The European Union had its foundations laid in 1951 with the Treaty of Paris which established the European Coal and Steel Community and by 1957 the Treaty of Rome created the European Economic Community. The UK joined neither treaty for concerns of excluding its Commonwealth Countries and to continue its policy of Worldwide trade and not inhibit Sterling which was a major World currency at the time.
The UK first applied to join the European Economic Community in 1961. The French government in 1963 vetoed this application and the French vetoed a second application, in 1967. It was only after applying in 1969 that negotiation for British membership began, with talks starting in 1970. The UK joined the European Economic Community on 1 January 1973, alongside Denmark and Ireland. In 1992 Tony Blair signed the Maastricht Treaty on behalf of the UK and the European Community or EU (European Union) was born.
After 43 years of joining the EEC and after 24 years as a full member of the EU the British referendum in 2016 voted to leave the EU. The EU Withdrawal Act 2018 preserved EU- derived law as retained EU law after we left the EU on 1st January 2021.
During its membership of the EU the regulations and decisions of the EU were automatically applied in the UK and directives were incorporated by Acts of Parliament. There were literally thousands of laws and regulations incorporated into UK law.

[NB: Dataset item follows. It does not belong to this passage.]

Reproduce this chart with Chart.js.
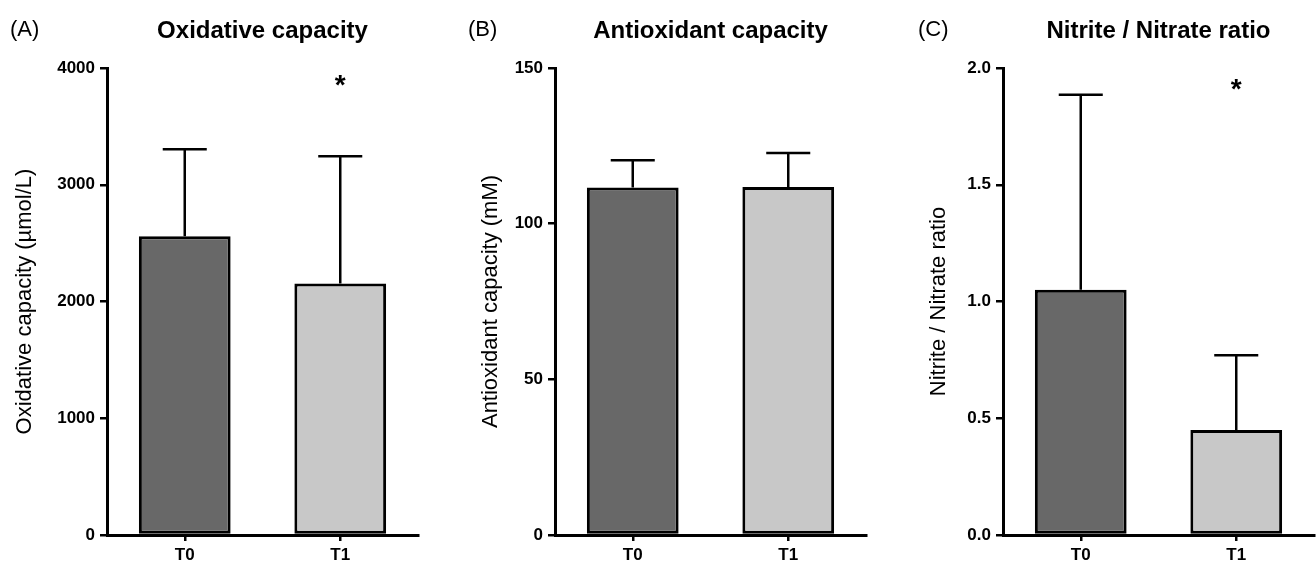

The Retained EU Law (Revocation and Reform) Act 2023 takes effect from the 1st January 2024 and repeals section 4 of The European Union (Withdrawal) Act 2018, which ends the supremacy of European law over UK Law. From the period of 1st January 2021 to 31st December 2023, the government has reconsidered vast amounts of EU law and decided which EU laws will end on 31st December 2023. This will be a historical date in terms of UK law becoming Sovereign again. Many EU laws will remain as UK law. However, thousands of regulations will not be retained and these will cease to be law in the UK after the 31 December 2023. The government has provided a schedule of currently retained EU law that will be revoked at the end of 2023. The revoked laws and regulations can be accessed with this hyper link. Schedule of retained EU law – GOV.UK (www.gov.uk)
This does not affect the right to bring cases at the European Court of Human Rights. This institution is separate to the European Union. The Human Rights Act 1998 allows UK courts to enforce rights under the European Convention on Human Rights 1950. The Human Rights Act 1988 has not been revoked and it ensures that our courts are applying the internationally approved consensus on Human Rights.
From 1st January 2024 any remaining EU law will be assimilated into UK domestic law, however, the Retained EU Law (Revocation and Reform) Act 2023 gives the UK parliament the powers to revoke retained European laws altogether, or replace them with a UK version as long as it does not create more administrative burdens.
Most of our Equality rights in the UK originate from European Law. There has been talk of reducing some aspects of TUPE and reforming Holiday allowance but not reducing it. So far UK employment Law emerges unscathed after the 31 December 2023.